D-PAD: A checklist for framing training content and delivering sustainable results

The Arab uprisings are the clearest indicator to date of the region’s need for more and better jobs, better matches between what goes into education and comes out to the workforce, and restoring a sense of value to skilled and semi-skilled jobs critical to maintaining a well-functioning social and physical infrastructure.

While there is much emphasis on the integrating digital technology into training methodologies, a more effective approach focuses not only on the tools, but on the solutions. In the US alone, there are three million jobs waiting to be filled by people with the rights skills and the motivation to work and to work in new locations. Just as there must be an eco-system for entrepreneurship to thrive, a similar eco-system must be constructed for workers so that they add value to the process as products and services are brought to market.

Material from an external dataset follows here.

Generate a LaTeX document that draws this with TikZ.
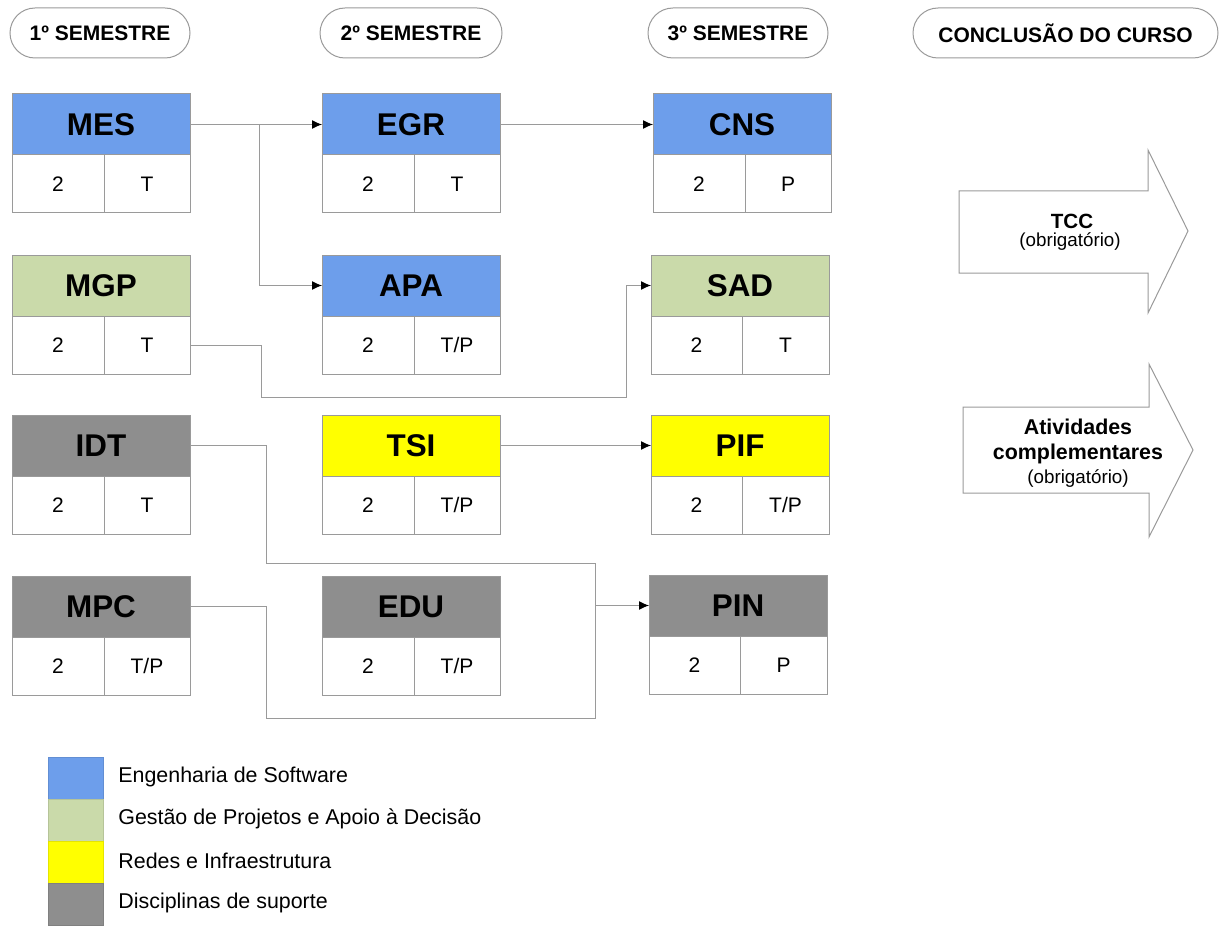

So, not being fluent in I-PAD, I thought it might be useful to derive a framework, which I call D-PAD, to focus attention on the key content and context (environmental) issues in any skills-centric/jobs program. It is a checklist that will guide various stakeholders (potential employers, decision-makers, regulators, reformers, trainers, students, management, consumers, etc.) to smart decisions for defining content and context for recruiting and motivating the current and next generation of skilled workers.

First caveat: this thinking is not ground-breaking. I’m taking the charts, models, and paradigms of some top companies and translating them into something that hopefully is easy to digest without a consultant’s playbook. Second caveat: although this posting reflects the work of companies in Middle East and North Africa, the concern for more effective and durable training solutions is global and touches all levels and sectors of public policy and economic development.

 D-PAD is actually 5D-PAD.

In my experience, to begin the process of corralling market needs into a sustainable training regime, there are five steps:

  1. Define the goals as precisely as possible and include as many stakeholders as possible from the private and public sectors, and the institutions
  2. Discover the factors that promote and inhibit the goals (SWOT works) and discuss timeframes and constituencies that are relevant to the process
  3. Determine priorities, resources, and various cost-benefit parameters including gender, urban/rural, minorities, accessibility, and other relevant issues that influence decision choices; get sign-off from funders/regulators
  4. Design the learning objectives for both hard and soft skills and the work environment that is both the goal (where to work) and the process (how to work, ethics, career orientation, retention, performance, etc.)
  5. Develop the specific training materials, train the trainers, agree on the metrics, and move to the PAD

Of course these five action categories have multiple subsets and much fuller descriptions but that is for another article or two.

 The PAD – Acquiring skills for a lifetime

We now know that there are very few lifetime positions, although vocational self-employment still has great potential in that regard. Every job, from maintenance to programming, requires periodic if not continuous updating to be relevant to the marketplace. So the PAD has two functions: outline a learning/training regime that is both skills and career focused (hard and soft skills), and build in an emphasis on sustainability, that is, a flexible format that enables graduates to develop over time their own learning goals to have staying power in the economy.

  •  Preparation takes the results of the 5D process and defines what intellectual and physical capabilities the students and trainers need to make the program regime worth the effort. The most interesting challenge is working with prospective employers to define today’s job requirements without losing sight of how jobs in some sectors are evolving continually.
  •  Acquisition focuses on the learning/training materials and methodologies. Is there one-size that fits all? Considerations include quality of trainers, gender issues, embracing both soft and hard skills in a limited period of time, availability of mentoring/apprentice/OJT programs, counseling (why do so many want to own their own business; few succeed), and dozens of other concerns such as amount and accessibility of equipment, status/cultural factors, etc., etc. A critical key is developing cost effective solutions that are scalable and efficient, relying in large part on private-public sector partnerships; but it’s only one key.
  •  Demonstration deals with trainee and trainer performance. Societies in the Middle East and elsewhere still have a heavy cultural emphasis on avoiding shame so performance issues, in classes/labs, at the prospective employer, and elsewhere have to consider both the metrics and the process of achievement.

Okay, that’s the snapshot of D-PAD and a summary of what to consider in defining priorities and resource requirements to develop market-ready job seekers.